(Records contained in a dataset)
-----
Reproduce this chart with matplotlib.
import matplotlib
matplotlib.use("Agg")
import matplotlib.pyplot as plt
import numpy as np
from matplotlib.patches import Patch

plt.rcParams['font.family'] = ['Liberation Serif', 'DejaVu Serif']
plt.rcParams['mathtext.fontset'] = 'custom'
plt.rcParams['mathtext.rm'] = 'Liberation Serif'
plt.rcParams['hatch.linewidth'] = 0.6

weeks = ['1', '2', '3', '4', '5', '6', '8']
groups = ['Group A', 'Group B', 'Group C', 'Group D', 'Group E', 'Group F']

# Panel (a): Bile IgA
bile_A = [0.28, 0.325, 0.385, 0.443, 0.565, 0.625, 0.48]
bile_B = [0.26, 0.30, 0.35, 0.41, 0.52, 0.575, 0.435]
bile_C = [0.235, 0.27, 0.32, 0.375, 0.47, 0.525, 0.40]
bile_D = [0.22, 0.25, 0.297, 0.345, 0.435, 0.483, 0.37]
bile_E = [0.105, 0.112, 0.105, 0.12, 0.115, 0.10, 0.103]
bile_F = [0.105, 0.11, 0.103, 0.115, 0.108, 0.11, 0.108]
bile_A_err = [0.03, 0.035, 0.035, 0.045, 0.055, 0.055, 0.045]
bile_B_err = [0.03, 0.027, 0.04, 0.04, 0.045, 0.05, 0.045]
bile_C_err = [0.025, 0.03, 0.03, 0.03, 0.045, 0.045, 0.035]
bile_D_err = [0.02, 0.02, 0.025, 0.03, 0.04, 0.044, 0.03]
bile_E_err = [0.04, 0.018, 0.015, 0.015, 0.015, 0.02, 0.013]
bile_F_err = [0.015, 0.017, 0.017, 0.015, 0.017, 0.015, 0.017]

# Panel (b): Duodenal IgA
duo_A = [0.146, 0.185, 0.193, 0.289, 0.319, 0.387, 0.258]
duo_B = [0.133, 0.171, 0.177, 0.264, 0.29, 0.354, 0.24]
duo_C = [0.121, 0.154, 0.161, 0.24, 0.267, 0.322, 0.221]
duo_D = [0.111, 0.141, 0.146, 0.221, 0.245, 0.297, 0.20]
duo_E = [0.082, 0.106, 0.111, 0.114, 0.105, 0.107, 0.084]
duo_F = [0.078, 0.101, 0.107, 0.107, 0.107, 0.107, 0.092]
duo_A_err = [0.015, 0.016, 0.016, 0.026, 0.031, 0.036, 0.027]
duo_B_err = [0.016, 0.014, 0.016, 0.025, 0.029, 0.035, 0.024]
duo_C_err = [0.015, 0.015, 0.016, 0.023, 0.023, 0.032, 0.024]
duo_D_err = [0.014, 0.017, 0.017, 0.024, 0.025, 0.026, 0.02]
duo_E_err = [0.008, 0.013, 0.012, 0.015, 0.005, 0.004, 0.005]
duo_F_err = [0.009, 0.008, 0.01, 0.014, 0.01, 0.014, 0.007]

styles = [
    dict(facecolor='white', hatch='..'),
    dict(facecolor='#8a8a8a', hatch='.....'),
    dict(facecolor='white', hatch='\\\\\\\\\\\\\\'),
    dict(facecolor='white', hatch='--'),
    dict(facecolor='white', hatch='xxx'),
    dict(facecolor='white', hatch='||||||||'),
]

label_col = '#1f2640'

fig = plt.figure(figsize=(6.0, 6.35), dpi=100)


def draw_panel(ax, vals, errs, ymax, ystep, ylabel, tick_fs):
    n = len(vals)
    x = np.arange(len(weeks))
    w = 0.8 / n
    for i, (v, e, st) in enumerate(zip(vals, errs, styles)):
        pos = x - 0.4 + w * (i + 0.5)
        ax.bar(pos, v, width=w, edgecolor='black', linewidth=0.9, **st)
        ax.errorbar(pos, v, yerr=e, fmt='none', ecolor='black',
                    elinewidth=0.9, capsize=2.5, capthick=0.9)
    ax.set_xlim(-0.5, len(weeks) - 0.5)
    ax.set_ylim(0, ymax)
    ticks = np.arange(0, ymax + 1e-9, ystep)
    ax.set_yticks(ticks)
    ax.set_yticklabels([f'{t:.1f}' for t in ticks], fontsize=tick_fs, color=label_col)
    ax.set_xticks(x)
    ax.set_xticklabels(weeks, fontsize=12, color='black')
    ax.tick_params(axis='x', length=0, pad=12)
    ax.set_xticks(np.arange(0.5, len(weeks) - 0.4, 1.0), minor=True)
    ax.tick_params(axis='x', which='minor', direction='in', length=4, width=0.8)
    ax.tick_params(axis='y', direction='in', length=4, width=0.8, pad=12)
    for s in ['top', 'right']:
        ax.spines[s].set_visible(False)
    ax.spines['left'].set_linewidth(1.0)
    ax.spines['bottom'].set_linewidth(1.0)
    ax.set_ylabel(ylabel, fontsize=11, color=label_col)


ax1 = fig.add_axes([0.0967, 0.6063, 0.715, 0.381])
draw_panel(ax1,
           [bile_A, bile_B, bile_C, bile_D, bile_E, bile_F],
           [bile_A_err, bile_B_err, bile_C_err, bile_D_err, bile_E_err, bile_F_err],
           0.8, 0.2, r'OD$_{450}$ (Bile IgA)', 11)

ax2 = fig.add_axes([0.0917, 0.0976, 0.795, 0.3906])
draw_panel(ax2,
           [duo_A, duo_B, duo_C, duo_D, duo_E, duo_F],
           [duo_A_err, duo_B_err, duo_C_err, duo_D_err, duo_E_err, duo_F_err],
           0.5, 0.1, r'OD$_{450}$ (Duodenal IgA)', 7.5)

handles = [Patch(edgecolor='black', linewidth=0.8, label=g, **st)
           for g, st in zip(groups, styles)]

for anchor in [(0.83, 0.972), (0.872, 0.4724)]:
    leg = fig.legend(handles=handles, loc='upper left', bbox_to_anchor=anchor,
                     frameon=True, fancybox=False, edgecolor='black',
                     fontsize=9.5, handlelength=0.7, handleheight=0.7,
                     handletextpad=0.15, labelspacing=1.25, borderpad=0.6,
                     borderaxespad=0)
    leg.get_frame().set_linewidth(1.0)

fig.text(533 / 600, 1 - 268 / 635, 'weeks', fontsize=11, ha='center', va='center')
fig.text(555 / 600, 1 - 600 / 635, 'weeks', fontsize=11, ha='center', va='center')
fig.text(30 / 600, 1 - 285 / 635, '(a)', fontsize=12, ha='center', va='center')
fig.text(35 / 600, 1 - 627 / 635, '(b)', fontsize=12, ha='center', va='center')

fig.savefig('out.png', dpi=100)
-----
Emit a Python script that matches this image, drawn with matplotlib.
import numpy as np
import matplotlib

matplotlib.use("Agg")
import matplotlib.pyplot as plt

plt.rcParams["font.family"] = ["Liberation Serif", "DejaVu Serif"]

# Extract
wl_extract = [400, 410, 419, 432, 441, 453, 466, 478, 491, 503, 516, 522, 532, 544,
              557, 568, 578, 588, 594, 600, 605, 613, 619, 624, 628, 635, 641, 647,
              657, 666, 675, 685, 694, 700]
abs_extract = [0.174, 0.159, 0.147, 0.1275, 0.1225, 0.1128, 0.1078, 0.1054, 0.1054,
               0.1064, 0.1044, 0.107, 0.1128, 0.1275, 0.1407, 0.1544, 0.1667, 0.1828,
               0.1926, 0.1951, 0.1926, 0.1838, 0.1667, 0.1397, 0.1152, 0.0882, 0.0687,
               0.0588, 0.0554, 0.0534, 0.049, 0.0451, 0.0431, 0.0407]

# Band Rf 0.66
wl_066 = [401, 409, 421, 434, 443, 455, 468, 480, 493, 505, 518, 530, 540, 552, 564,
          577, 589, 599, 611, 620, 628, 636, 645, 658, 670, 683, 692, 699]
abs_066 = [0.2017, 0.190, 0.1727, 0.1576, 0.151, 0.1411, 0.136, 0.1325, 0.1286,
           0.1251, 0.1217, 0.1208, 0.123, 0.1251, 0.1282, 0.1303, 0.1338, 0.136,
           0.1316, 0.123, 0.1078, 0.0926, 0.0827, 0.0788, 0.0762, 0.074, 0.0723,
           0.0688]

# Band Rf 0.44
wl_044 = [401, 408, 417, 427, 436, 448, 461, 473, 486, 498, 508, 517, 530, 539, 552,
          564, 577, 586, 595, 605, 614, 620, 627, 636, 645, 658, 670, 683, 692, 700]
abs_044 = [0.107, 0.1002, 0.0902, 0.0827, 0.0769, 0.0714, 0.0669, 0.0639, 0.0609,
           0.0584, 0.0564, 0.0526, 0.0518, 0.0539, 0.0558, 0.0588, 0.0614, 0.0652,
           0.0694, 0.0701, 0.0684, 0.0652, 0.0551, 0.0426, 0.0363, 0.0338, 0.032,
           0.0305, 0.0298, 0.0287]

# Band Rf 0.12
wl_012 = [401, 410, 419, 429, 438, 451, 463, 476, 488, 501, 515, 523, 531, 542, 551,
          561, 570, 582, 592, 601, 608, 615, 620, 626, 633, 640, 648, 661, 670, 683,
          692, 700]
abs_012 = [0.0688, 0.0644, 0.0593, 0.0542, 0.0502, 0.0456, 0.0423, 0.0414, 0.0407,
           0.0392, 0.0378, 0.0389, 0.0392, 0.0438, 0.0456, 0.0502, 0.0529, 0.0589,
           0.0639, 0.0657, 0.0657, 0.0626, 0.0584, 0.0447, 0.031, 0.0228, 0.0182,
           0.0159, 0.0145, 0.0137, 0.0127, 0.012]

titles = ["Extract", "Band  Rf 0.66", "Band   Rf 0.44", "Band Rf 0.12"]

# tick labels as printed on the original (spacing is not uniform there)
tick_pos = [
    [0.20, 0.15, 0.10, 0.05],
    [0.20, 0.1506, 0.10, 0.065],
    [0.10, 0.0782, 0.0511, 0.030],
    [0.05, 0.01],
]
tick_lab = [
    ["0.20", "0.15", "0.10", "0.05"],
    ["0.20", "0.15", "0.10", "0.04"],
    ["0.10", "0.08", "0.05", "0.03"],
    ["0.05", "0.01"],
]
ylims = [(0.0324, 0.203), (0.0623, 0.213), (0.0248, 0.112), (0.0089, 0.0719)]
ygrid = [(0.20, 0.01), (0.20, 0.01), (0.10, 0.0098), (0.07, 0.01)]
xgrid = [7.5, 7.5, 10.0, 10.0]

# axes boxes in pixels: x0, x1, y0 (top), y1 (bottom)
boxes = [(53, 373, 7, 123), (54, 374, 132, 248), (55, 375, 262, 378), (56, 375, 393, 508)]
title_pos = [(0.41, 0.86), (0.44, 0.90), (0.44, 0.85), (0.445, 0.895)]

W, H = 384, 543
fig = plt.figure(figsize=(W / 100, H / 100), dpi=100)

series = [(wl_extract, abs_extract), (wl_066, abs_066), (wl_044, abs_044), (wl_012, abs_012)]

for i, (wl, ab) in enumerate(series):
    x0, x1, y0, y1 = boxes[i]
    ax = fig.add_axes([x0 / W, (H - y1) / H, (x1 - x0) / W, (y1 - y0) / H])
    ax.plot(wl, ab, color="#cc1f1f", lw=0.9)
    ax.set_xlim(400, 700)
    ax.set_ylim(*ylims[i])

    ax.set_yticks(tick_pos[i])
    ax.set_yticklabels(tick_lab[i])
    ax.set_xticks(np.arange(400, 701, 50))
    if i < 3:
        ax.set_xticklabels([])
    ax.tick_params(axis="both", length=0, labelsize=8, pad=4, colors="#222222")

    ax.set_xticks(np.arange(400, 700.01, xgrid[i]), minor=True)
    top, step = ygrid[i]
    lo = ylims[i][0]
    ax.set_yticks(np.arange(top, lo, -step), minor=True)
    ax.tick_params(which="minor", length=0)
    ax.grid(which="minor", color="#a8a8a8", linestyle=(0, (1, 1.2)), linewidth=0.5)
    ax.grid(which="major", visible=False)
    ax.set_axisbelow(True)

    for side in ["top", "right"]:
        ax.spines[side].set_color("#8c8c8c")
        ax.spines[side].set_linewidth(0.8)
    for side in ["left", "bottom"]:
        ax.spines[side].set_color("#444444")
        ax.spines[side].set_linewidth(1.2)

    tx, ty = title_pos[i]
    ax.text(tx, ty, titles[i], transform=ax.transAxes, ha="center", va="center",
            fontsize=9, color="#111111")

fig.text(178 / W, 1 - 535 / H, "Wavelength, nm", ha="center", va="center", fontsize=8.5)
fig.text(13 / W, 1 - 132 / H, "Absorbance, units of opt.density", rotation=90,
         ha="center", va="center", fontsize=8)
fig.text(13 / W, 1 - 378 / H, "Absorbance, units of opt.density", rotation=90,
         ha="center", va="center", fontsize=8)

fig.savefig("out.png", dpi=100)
-----
* _YOUR TASK_: Repeat these lines exactly and nothing more: the one containing "Reproduce this chart with matplotlib.", the one containing "from matplotlib.patches import Patch", and all the lines between.

* _EXERCISE SOLUTION_:
Reproduce this chart with matplotlib.
import matplotlib
matplotlib.use("Agg")
import matplotlib.pyplot as plt
import numpy as np
from matplotlib.patches import Patch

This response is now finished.